The 2018 session of the Indiana General Assembly is underway. On Wednesday, several hundred Indiana farmers gathered at the capital to meet with lawmakers on priority issues for the new session. It was the 9th annual Indiana Farm Bureau legislative kickoff, an opportunity for Farm Bureau members to articulate to lawmakers the issues impacting their farms. Topping the list was broadband. Justin Schneider, director of state government relations with Farm Bureau, says lawmakers need to understand just how important this issue is for rural Indiana, “This is not just a rural issue, but we need coverage in small towns and cities. We need it for farms, for businesses and schools. We need to get them to understand that what is available just does not work.”

Schneider says, right now, there is no specific plan or bill to deal with the issue, “Indiana does not have a comprehensive strategy on how to expand coverage across the state.” He added many lawmakers do not understand just how poor the coverage is in most of Indiana.

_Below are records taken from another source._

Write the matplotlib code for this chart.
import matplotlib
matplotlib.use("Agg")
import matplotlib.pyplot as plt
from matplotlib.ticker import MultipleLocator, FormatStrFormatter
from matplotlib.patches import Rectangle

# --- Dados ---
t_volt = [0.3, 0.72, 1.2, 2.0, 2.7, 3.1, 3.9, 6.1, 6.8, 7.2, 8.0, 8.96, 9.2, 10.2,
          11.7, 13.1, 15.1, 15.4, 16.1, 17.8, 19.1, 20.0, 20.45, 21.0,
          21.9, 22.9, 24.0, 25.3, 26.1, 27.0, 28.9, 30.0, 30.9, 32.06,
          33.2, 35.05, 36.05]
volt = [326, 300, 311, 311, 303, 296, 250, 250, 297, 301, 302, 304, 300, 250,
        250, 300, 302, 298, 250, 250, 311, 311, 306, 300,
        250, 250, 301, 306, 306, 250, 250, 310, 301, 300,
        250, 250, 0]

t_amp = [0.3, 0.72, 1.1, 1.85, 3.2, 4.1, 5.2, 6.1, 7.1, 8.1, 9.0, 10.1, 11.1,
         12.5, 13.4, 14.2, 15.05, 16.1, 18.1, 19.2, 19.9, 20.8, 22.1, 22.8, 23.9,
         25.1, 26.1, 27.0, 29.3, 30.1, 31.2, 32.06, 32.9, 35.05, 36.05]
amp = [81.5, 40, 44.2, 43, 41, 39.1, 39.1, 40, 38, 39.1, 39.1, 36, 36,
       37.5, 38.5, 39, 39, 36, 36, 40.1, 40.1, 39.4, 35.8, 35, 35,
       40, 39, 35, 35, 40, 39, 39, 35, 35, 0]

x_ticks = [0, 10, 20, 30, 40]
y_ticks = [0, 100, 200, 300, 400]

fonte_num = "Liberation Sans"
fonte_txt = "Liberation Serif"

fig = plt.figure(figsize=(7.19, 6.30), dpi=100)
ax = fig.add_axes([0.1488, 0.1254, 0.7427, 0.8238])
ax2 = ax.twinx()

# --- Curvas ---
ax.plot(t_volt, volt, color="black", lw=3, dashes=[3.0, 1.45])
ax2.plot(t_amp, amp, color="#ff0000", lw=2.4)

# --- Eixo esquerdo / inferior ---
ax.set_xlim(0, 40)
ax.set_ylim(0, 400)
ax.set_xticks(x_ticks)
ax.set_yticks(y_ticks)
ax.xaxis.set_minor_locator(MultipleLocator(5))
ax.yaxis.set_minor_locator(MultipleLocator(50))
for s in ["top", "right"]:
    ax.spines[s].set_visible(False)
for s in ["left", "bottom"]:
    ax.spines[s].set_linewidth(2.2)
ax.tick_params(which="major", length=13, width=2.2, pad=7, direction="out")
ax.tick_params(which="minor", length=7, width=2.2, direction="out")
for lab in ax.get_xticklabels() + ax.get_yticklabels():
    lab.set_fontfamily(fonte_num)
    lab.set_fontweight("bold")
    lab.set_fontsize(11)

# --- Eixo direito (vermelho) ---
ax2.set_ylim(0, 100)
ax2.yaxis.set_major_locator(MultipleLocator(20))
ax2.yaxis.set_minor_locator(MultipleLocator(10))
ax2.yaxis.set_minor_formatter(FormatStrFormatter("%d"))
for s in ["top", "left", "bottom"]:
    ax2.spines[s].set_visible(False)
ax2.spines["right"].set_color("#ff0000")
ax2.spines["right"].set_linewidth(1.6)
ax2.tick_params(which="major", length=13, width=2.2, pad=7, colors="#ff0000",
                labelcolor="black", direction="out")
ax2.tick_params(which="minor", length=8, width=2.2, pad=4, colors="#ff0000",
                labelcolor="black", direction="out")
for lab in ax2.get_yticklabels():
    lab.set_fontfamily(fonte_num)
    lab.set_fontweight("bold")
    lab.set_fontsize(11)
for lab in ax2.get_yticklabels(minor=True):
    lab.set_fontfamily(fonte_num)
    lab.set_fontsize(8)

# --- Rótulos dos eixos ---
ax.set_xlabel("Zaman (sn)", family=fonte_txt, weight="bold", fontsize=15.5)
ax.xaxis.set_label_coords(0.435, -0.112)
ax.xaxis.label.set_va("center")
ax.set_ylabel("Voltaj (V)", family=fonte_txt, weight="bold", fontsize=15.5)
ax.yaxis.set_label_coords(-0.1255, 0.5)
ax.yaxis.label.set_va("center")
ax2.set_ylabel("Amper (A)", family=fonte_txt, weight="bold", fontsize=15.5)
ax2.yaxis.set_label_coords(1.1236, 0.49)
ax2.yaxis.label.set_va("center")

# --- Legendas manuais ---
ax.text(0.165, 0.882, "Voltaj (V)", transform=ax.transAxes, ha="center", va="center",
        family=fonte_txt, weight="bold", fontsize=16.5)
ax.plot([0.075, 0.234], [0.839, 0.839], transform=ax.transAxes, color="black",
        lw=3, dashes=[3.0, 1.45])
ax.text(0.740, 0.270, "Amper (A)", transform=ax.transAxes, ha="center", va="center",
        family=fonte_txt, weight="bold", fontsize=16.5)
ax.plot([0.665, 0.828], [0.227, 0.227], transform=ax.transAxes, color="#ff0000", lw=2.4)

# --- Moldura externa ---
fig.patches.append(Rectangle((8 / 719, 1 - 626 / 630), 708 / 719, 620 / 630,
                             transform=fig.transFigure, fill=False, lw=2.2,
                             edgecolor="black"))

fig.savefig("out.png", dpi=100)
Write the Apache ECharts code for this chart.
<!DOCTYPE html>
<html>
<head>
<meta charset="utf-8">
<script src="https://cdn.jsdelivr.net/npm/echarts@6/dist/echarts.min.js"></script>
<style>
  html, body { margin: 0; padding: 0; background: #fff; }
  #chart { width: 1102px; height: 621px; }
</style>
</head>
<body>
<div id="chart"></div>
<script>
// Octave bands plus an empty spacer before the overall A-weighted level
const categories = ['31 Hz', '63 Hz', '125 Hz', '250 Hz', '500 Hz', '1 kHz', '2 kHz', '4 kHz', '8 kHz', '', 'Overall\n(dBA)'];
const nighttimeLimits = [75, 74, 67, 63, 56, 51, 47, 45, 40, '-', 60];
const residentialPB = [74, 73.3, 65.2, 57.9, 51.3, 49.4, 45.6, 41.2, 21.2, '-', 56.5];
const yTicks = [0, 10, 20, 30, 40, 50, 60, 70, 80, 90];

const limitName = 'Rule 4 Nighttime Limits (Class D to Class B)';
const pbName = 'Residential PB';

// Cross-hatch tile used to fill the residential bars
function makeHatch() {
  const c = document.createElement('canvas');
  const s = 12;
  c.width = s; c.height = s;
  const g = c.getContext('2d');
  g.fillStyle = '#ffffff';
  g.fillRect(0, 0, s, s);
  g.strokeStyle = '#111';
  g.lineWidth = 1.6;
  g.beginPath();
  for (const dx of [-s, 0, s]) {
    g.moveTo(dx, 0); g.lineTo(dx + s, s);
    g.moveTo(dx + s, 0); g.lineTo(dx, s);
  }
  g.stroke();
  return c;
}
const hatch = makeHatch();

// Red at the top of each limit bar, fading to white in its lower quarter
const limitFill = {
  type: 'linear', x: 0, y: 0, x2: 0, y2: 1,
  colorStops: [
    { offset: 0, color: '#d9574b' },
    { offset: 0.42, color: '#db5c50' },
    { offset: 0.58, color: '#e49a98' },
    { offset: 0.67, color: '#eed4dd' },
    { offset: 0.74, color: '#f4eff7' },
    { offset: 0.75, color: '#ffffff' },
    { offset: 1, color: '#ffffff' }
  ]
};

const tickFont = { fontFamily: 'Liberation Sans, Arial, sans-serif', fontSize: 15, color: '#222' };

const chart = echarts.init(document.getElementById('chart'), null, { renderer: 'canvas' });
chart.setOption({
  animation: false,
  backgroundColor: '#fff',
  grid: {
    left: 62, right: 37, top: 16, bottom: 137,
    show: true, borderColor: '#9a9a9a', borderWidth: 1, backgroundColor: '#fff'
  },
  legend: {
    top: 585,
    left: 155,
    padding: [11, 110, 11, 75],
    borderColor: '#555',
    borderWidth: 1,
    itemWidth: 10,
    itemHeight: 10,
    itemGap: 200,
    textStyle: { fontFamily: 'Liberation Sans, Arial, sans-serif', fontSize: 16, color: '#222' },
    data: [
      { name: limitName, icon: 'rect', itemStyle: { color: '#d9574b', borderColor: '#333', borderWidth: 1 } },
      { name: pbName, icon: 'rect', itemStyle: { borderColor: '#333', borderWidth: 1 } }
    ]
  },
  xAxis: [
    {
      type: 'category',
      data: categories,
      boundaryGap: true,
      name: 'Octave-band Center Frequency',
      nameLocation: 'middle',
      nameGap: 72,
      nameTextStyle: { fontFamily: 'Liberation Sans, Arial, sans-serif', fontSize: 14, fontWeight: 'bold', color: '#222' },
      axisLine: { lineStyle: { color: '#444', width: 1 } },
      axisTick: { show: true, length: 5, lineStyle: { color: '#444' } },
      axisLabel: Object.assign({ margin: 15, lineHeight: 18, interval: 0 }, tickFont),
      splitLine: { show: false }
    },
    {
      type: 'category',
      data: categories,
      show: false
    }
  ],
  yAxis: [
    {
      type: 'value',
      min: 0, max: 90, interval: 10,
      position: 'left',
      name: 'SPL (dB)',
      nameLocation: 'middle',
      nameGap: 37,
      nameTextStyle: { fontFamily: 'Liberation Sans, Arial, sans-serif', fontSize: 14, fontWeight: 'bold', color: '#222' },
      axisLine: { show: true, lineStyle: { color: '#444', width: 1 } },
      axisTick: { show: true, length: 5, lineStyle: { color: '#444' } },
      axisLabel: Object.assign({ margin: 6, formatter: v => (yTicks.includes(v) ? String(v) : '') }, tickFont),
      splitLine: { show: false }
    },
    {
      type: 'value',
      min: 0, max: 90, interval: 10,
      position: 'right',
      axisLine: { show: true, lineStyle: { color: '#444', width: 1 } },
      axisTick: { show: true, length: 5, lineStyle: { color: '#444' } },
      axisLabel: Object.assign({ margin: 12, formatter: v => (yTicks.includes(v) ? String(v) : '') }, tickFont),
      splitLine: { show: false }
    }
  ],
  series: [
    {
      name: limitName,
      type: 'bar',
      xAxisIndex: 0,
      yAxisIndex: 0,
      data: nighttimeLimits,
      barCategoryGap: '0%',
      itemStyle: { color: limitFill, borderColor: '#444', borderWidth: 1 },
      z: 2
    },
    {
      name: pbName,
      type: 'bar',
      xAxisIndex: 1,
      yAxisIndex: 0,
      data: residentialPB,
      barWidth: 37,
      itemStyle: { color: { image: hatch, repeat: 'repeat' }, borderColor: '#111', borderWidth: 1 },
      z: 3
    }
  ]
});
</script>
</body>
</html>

The legislature passed a bill last session that dealt with easements for broadband, but was not a bill that moved a plan forward. Lt. Governor Suzanne Crouch, who spoke to the group during the kickoff, expressed support for broadband and said she recognizes the importance of access to rural communities.

Another top priority is protecting larger livestock operations. Schneider is hopeful this will not be an issue that comes up in the legislature, “We are hopeful we don’t have to deal with the livestock issue this year.” Last session, a bill designed to provide clarification on regulations on CAFOs became a major controversy and became the framework for strong opposition to livestock agriculture by groups like the Hoosier Environmental Council. A summer study committee produced inconclusive recommendations, and Farm Bureau plans to play defense on any livestock legislation. Crouch also pledged to keep an eye on any livestock-related legislation, “We are all in on growth in the Indiana livestock sector. These operations are vital to the viability of our communities and the agricultural economy.” This summer, with the help of Indiana Farm Bureau, over 50 lawmakers visited Indiana livestock farms to get a first-hand look at modern animal agriculture.

Food deserts, tax audits, and annexation are other issues that are on the Farm Bureau legislative agenda. The kickoff concluded with luncheon where farmers and legislators visited one-on-one about the issues and priorities laid out by Farm Bureau.